One chief executive said: "The trust has gone completely. We will never forget what they tried to do. They are all running around now telling everyone they had nothing to do with it. It's incredible how some of them are behaving."
Monday 26 April 2021 12:03, UK
Executives from the six English breakaway Super League clubs used this weekend's Premier League games as an opportunity to apologise in person to some of their counterparts at the other 14 clubs.
However, the apologies were not well received.
"The trust has gone completely," one chief executive said. "We will never forget what they tried to do. They are all running around now telling everyone they had nothing to do with it.
"It's incredible how some of them are behaving."
Claims that the executives were not to blame and had not known what was going on at their clubs were not accepted and there was astonishment and bemusement that some of the executives were still insisting that the Super League was a good idea which would inevitably come into existence one day.
Manchester City are the only club who have so far had any success in reaching out to the other 14. Nobody thinks they are blameless but there is a general acceptance that they were not one of the driving forces behind the attempted breakaway.
The 14 clubs are continuing to put pressure on the Premier League to punish the six and they are determined that the events of last week are not brushed under the carpet.
Their united position remains that they can no longer work with the executives involved at the six clubs.
JP Morgan, the US investment bank which was backing the Super League, had been working on plans for the breakaway for two years.
It was providing £3.5bn of financing for the Super League. One of the bankers involved in the deal was JP Morgan Europe CEO and Arsenal supporter Viswas Raghavan.
The American bank provided financing for the Glazer family's controversial leveraged buyout of Manchester United in 2005 and was also involved in attempts to set up a European Super League in the early 1990s.
Gary Neville has urged government intervention to prevent the 'Big Six' repeating what he has described as 'the attempted murder of English football' following the failed European Super League breakaway.

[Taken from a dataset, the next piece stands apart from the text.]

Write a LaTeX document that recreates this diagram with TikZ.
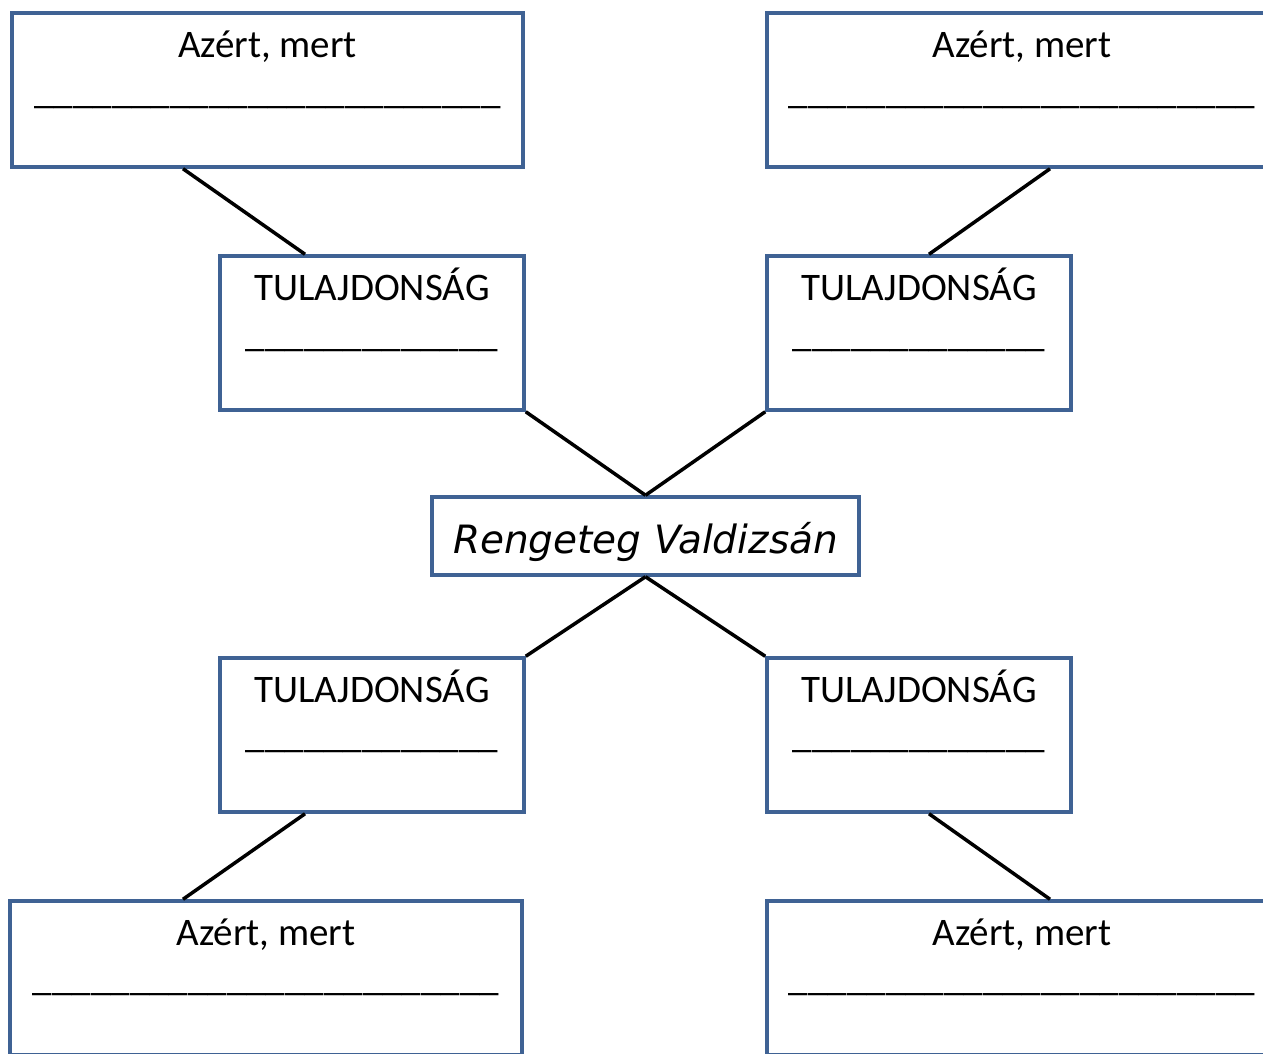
\documentclass[tikz,border=0pt]{standalone}
\usepackage{fontspec}
\setmainfont{Carlito}
\newfontfamily\handfont{DejaVu Sans}
\usetikzlibrary{positioning}
\definecolor{boxblue}{RGB}{63,98,148}
\tikzset{
  box/.style={draw=boxblue, line width=3.5pt, fill=white, inner sep=0pt, rectangle},
  conn/.style={draw=black, line width=3.5pt},
  lbl/.style={inner sep=0pt, anchor=base, font=\fontsize{39}{46}\selectfont},
}
\begin{document}
\begin{tikzpicture}[x=1pt,y=-1pt]
\useasboundingbox (0,0) rectangle (1263,1053);
\clip (0,0) rectangle (1263,1053);
\fill[white] (0,0) rectangle (1263,1053);
% outer boxes
\node[box, minimum width=511pt, minimum height=154pt] (a1) at (267.5,90) {};
\node[box, minimum width=510pt, minimum height=154pt] (a2) at (1022,90) {};
\node[box, minimum width=512pt, minimum height=154pt] (a3) at (266,978) {};
\node[box, minimum width=510pt, minimum height=154pt] (a4) at (1022,978) {};
% property boxes
\node[box, minimum width=304pt, minimum height=154pt] (t1) at (372,333) {};
\node[box, minimum width=304pt, minimum height=154pt] (t2) at (919,333) {};
\node[box, minimum width=304pt, minimum height=154pt] (t3) at (372,735) {};
\node[box, minimum width=304pt, minimum height=154pt] (t4) at (919,735) {};
% centre
\node[box, minimum width=427pt, minimum height=78pt] (c) at (645.5,536) {};
% texts
\node[lbl] (a1t) at (267.5,57) {Azért, mert};
\node[lbl] (a1u) at (267.5,103) {\_\_\_\_\_\_\_\_\_\_\_\_\_\_\_\_\_\_\_\_\_\_\_\_};
\node[lbl] (a2t) at (1022,57) {Azért, mert};
\node[lbl] (a2u) at (1022,103) {\_\_\_\_\_\_\_\_\_\_\_\_\_\_\_\_\_\_\_\_\_\_\_\_};
\node[lbl] (a3t) at (266,945) {Azért, mert};
\node[lbl] (a3u) at (266,990) {\_\_\_\_\_\_\_\_\_\_\_\_\_\_\_\_\_\_\_\_\_\_\_\_};
\node[lbl] (a4t) at (1022,945) {Azért, mert};
\node[lbl] (a4u) at (1022,990) {\_\_\_\_\_\_\_\_\_\_\_\_\_\_\_\_\_\_\_\_\_\_\_\_};
\node[lbl] (t1t) at (372,300) {TULAJDONSÁG};
\node[lbl] (t1u) at (372,346) {\_\_\_\_\_\_\_\_\_\_\_\_\_};
\node[lbl] (t2t) at (919,300) {TULAJDONSÁG};
\node[lbl] (t2u) at (919,346) {\_\_\_\_\_\_\_\_\_\_\_\_\_};
\node[lbl] (t3t) at (372,702) {TULAJDONSÁG};
\node[lbl] (t3u) at (372,747) {\_\_\_\_\_\_\_\_\_\_\_\_\_};
\node[lbl] (t4t) at (919,702) {TULAJDONSÁG};
\node[lbl] (t4u) at (919,747) {\_\_\_\_\_\_\_\_\_\_\_\_\_};
\node[inner sep=0pt, anchor=base, font=\handfont\fontsize{39}{46}\selectfont\itshape] (ct) at (645.5,553) {Rengeteg Valdizsán};
% connectors
\draw[conn] ([xshift=-84.5pt]a1.south) -- ([xshift=-67pt]t1.north);
\draw[conn] ([xshift=28pt]a2.south) -- ([xshift=10pt]t2.north);
\draw[conn] (t1.south east) -- (c.north);
\draw[conn] (t2.south west) -- (c.north);
\draw[conn] (c.south) -- (t3.north east);
\draw[conn] (c.south) -- (t4.north west);
\draw[conn] ([xshift=-67pt]t3.south) -- ([xshift=-83pt]a3.north);
\draw[conn] ([xshift=10pt]t4.south) -- ([xshift=28pt]a4.north);
\end{tikzpicture}
\end{document}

Manchester United, Liverpool, Chelsea, Manchester City, Tottenham and Arsenal all signed up to join the league before backing out due to the overwhelming weight of opposition to the plans.
But Neville has warned that a similar breakaway attempt is inevitable and only government legislation will be certain of preventing its success.
"The scary thing is that these people are regrouping back at base," Neville warned. "They are not going away.
"There has to be legislation passed through government. The government are the only people who can stop this.
"It's such an interesting system in this country that 20 or 30 years ago we put the power of English football into the hands of the owners of the biggest clubs. That's what we did but we are going to have to take it off them. And the only people who can do that are government and it has to happen now - more than ever.
"This lot need to be stopped. The ultimate long game is to get the owners out of the clubs. There's no doubt about that.
"But in the short-term there has to be some protection put in place to ensure that they can't go and do what they want with football. Because they want to take it away. They want to maximise their revenue at the expense of football fans and fair and equal competition. That is something that can't happen.
"Last week, and it was severe language, l called it an attempted murder of English football.
"And 'sorry' doesn't wash. It has gone past sorry because it is twice that they have done it. If you were sorry the first time with 'Big Picture' you wouldn't have brought this back. Real Madrid's Perez and Laporte at Barcelona, from two of the world biggest clubs, have told us 'we are coming back'. This lot are not going away, but they need to be stopped."